The 58-year-old Scottish actor discussed his future with the long-running BBC One series on Sunday's episode of The Andrew Marr Show.
"I don't want to escape the idea that I'm Doctor Who. It's finite. I won't be Doctor Who forever, so there will be a day when people don't come and say hello," he said. "[But the end won't happen] for a long time. I hope."
Capaldi first appeared on the show's 50th anniversary special in 2013, and has starred as the Twelfth Doctor in three seasons since. He said in the interview that taking on the iconic role has been a big responsibility but also "very nice."
"It's a really unique position to be in. There are only 12 people who've played this role, and you become the focus of the affection for the role," the star said.

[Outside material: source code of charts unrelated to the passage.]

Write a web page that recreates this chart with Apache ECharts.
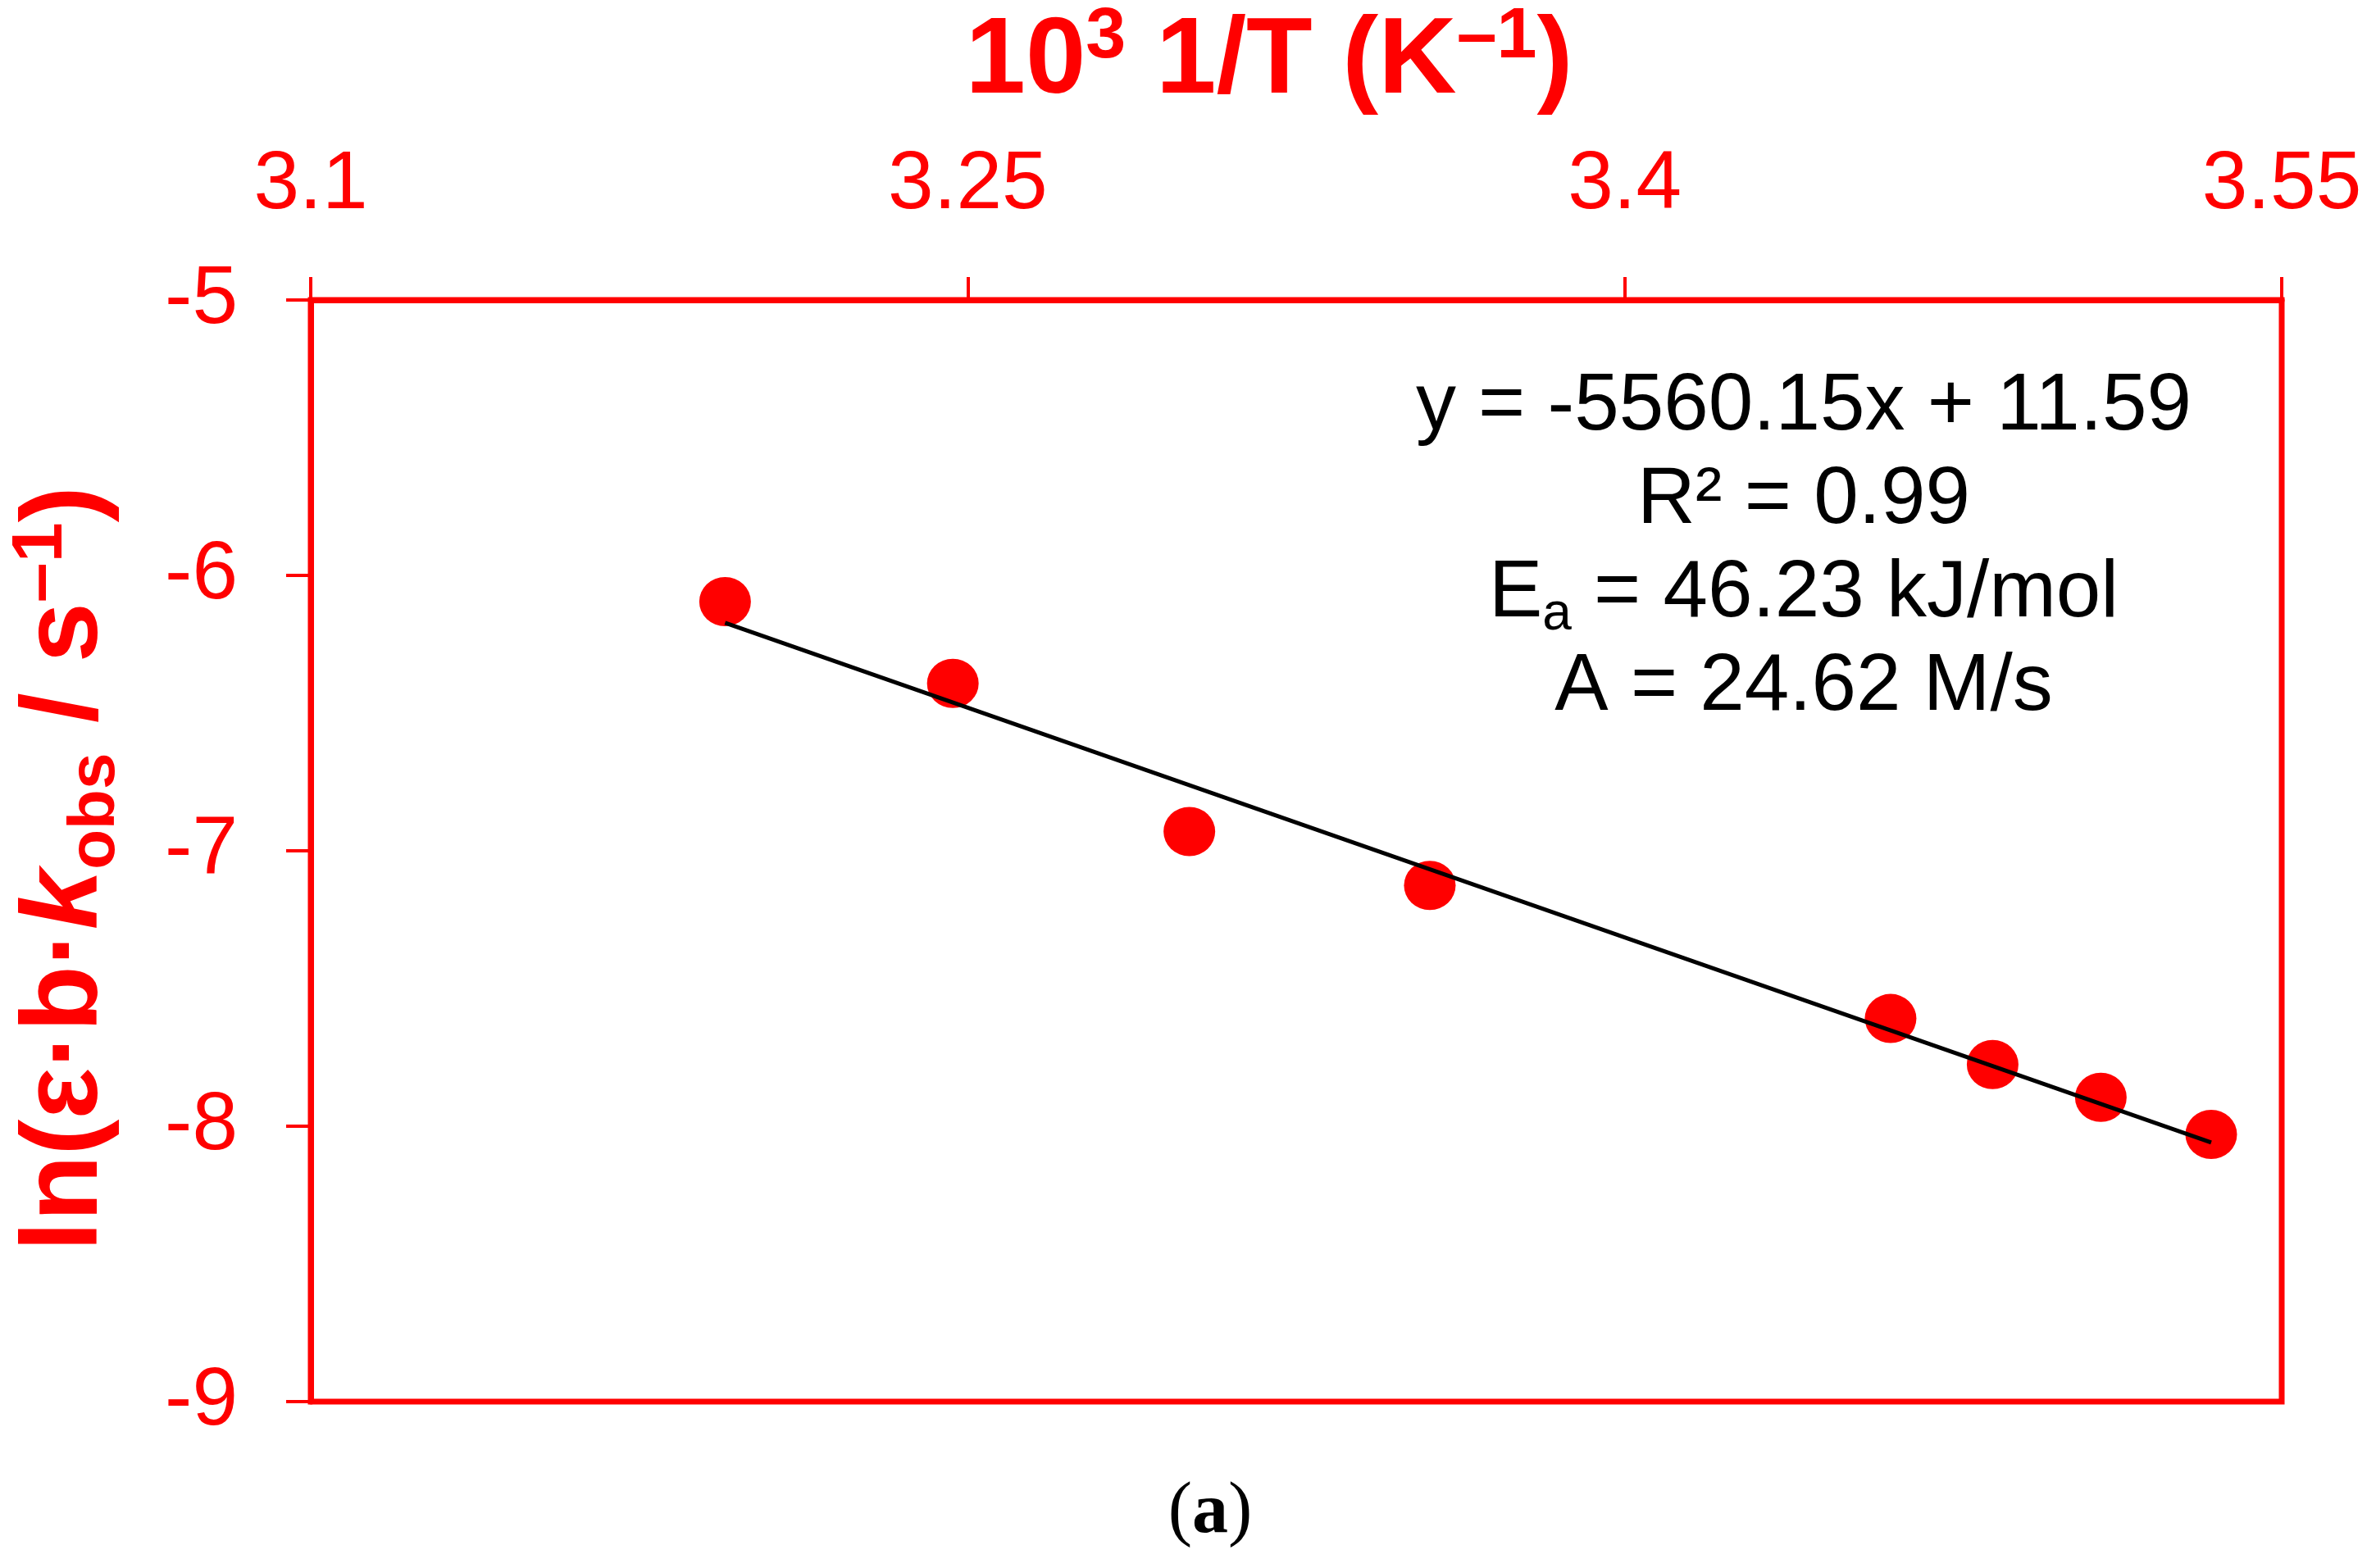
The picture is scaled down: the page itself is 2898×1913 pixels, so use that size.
<!DOCTYPE html>
<html>
<head>
<meta charset="utf-8">
<script src="https://cdn.jsdelivr.net/npm/echarts@6/dist/echarts.min.js"></script>
<style>
html,body{margin:0;padding:0;background:#fff;}
#c{width:2898px;height:1913px;}
</style>
</head>
<body>
<div id="c"></div>
<script>
// ---- data ----
const xTickLabels = ['3.1', '3.25', '3.4', '3.55'];
const yTickLabels = ['-9', '-8', '-7', '-6', '-5'];
const invT = [3.1946, 3.2466, 3.3006, 3.3555, 3.4607, 3.4840, 3.5087, 3.5339];
const lnK  = [-6.095, -6.392, -6.930, -7.126, -7.609, -7.776, -7.895, -8.030];
const fitX = [3.1946, 3.5339];
const fitY = [-6.172, -8.059];
const eqLine = 'y = -5560.15x + 11.59';
const r2Line = 'R² = 0.99';
const eaValue = ' = 46.23 kJ/mol';
const aLine = 'A = 24.62 M/s';

const RED = '#ff0000';
const SANS = '"Liberation Sans", Arial, sans-serif';
const SERIF = '"Liberation Serif", "Times New Roman", serif';

const chart = echarts.init(document.getElementById('c'));
const option = {
  animation: false,
  backgroundColor: '#ffffff',
  grid: {
    left: 379, right: 115, top: 366, bottom: 203,
    show: true, borderColor: RED, borderWidth: 7, backgroundColor: 'transparent'
  },
  xAxis: {
    type: 'value', position: 'top',
    min: 3.1, max: 3.55, interval: 0.15,
    axisLine: { show: true, onZero: false, lineStyle: { color: RED, width: 7 } },
    axisTick: { show: true, inside: false, length: 28, lineStyle: { color: RED, width: 4 } },
    splitLine: { show: false },
    axisLabel: {
      color: RED, fontSize: 100, fontFamily: SANS, margin: 90,
      formatter: (v, i) => xTickLabels[i]
    }
  },
  yAxis: {
    type: 'value',
    min: -9, max: -5, interval: 1,
    axisLine: { show: true, onZero: false, lineStyle: { color: RED, width: 7 } },
    axisTick: { show: true, inside: false, length: 30, lineStyle: { color: RED, width: 4 } },
    splitLine: { show: false },
    axisLabel: {
      color: RED, fontSize: 100, fontFamily: SANS, margin: 89,
      formatter: (v, i) => yTickLabels[i]
    }
  },
  series: [
    {
      type: 'scatter',
      data: invT.map((x, i) => [x, lnK[i]]),
      symbol: 'circle',
      symbolSize: [63, 60],
      itemStyle: { color: RED, opacity: 1 },
      z: 2
    },
    {
      type: 'line',
      data: fitX.map((x, i) => [x, fitY[i]]),
      showSymbol: false,
      symbol: 'none',
      lineStyle: { color: '#000', width: 5, opacity: 1 },
      z: 3
    }
  ],
  graphic: [
    {
      type: 'text', x: 1548, y: 2,
      style: {
        text: '10{sup|3} 1/T (K{sup|–1})',
        fill: RED, fontWeight: 'bold', fontSize: 132, fontFamily: SANS,
        lineHeight: 150, align: 'center', verticalAlign: 'top',
        rich: {
          sup: { fontSize: 88, fontWeight: 'bold', fontFamily: SANS, fill: RED, lineHeight: 106, verticalAlign: 'top' }
        }
      }
    },
    {
      type: 'text', x: 82, y: 1060, rotation: Math.PI / 2,
      style: {
        text: 'ln(ε·b·{k|k}{sub|obs} / s{sup|–1})',
        fill: RED, fontWeight: 'bold', fontSize: 132, fontFamily: SANS,
        lineHeight: 150, align: 'center', verticalAlign: 'middle',
        rich: {
          k: { fontSize: 132, fontWeight: 'bold', fontStyle: 'italic', fontFamily: SANS, fill: RED, lineHeight: 150 },
          sub: { fontSize: 80, fontWeight: 'bold', fontFamily: SANS, fill: RED, lineHeight: 62, verticalAlign: 'bottom' },
          sup: { fontSize: 88, fontWeight: 'bold', fontFamily: SANS, fill: RED, lineHeight: 108, verticalAlign: 'top' }
        }
      }
    },
    {
      type: 'text', x: 2200, y: 440,
      style: {
        text: eqLine + '\n' + r2Line + '\nE{sub|a}' + eaValue + '\n' + aLine,
        fill: '#000', fontSize: 98, fontFamily: SANS,
        lineHeight: 114, align: 'center', verticalAlign: 'top',
        rich: {
          sub: { fontSize: 64, fontFamily: SANS, fill: '#000', lineHeight: 50, verticalAlign: 'bottom' }
        }
      }
    },
    {
      type: 'text', x: 1476, y: 1846,
      style: {
        text: '({b|a})',
        fill: '#000', fontSize: 88, fontFamily: SERIF,
        align: 'center', verticalAlign: 'middle',
        rich: {
          b: { fontSize: 88, fontWeight: 'bold', fontFamily: SERIF, fill: '#000' }
        }
      }
    }
  ]
};
chart.setOption(option);
</script>
</body>
</html>
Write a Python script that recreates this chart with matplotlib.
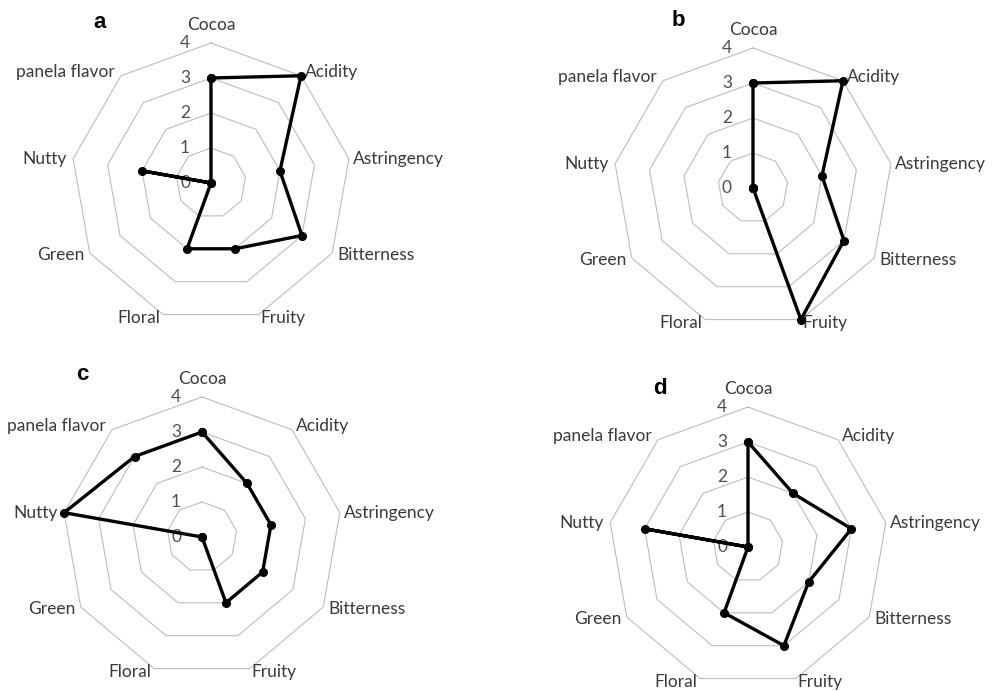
import numpy as np
import matplotlib

matplotlib.use("Agg")
import matplotlib.pyplot as plt

# -----------------------------
# Sensory attributes and panel scores
# -----------------------------
categories = ["Cocoa", "Acidity", "Astringency", "Bitterness", "Fruity",
              "Floral", "Green", "Nutty", "panela flavor"]
scale_ticks = [0, 1, 2, 3, 4]

scores_a = [3, 4, 2, 3, 2, 2, 0, 2, 0]
scores_b = [3, 4, 2, 3, 4, 0, 0, 0, 0]
scores_c = [3, 2, 2, 2, 2, 0, 0, 4, 3]
scores_d = [3, 2, 3, 2, 3, 2, 0, 3, 0]

panels = [("a", scores_a), ("b", scores_b), ("c", scores_c), ("d", scores_d)]

# -----------------------------
# Layout (pixels) and label styling
# -----------------------------
fig_w, fig_h = 994, 691
centers = {"a": (211, 183), "b": (753, 188), "c": (202, 537), "d": (748, 547)}
radius_px = 140
letter_pos = {"a": (100, 22), "b": (678, 20), "c": (82, 375), "d": (660, 388)}

# per-label (dx, dy, ha) offsets in pixels from the outer vertex
label_style = [(0, 18, "center"), (4, 4, "left"), (4, 0, "left"),
               (5, -2, "left"), (1, -3, "left"), (-3, -3, "right"),
               (-5, -2, "right"), (-6, 0, "right"), (-6, 4, "right")]

text_color = "#3a3a3a"
grid_color = "#bdbdbd"
font = "Lato"

n = len(categories)
theta = np.arange(n) * 2 * np.pi / n
theta_closed = np.append(theta, theta[0])

fig = plt.figure(figsize=(fig_w / 100, fig_h / 100), dpi=100)

for name, scores in panels:
    cx, cy = centers[name]
    rect = [(cx - radius_px) / fig_w, (fig_h - cy - radius_px) / fig_h,
            2 * radius_px / fig_w, 2 * radius_px / fig_h]
    ax = fig.add_axes(rect, projection="polar")
    ax.set_theta_zero_location("N")
    ax.set_theta_direction(-1)
    ax.set_ylim(0, 4)
    ax.grid(False)
    ax.set_xticks([])
    ax.set_yticks([])
    ax.spines["polar"].set_visible(False)
    ax.patch.set_alpha(0)

    # polygon grid rings
    for t in scale_ticks[1:]:
        ax.plot(theta_closed, [t] * (n + 1), color=grid_color, lw=0.8,
                zorder=1, clip_on=False)

    # scale labels along the Cocoa axis
    for t in scale_ticks:
        ax.annotate(str(t), xy=(0, t), xytext=(-26, 0),
                    textcoords="offset pixels", ha="center", va="center",
                    fontsize=12.5, color="#505050", family=font,
                    annotation_clip=False)

    # category labels
    for ang, cat, (dx, dy, ha) in zip(theta, categories, label_style):
        ax.annotate(cat, xy=(ang, 4), xytext=(dx, dy),
                    textcoords="offset pixels", ha=ha, va="center",
                    fontsize=12.5, color=text_color, family=font,
                    annotation_clip=False)

    values = list(scores) + [scores[0]]
    ax.plot(theta_closed, values, color="black", lw=2.4, marker="o",
            markersize=5.5, zorder=3, clip_on=False)

    lx, ly = letter_pos[name]
    fig.text(lx / fig_w, 1 - ly / fig_h, name, ha="center", va="center",
             fontsize=16, fontweight="bold", family="Liberation Sans")

fig.savefig("out.png", dpi=100, facecolor="white")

"The Doctor is a good thing in the world, and I think people feel a deep affection for whatever Doctor it was they grew up with," he reflected. "Sometimes I walk into a room and there'll be some kids there and they'll gasp. That's a wonderful feeling. Can you imagine how lovely it is to have such affection pointed in your direction?"
Capaldi previously told RadioTimes that the BBC has asked him to stay on following showrunner Steven Moffat's departure after Season 10. The series will air a Christmas special Dec. 25, and premiere a 10th season in April 2017.
"I've been asked to stay on, but it's such a long time before I have to make that decision," he said in March. "I don't know where the show's gonna go afterward."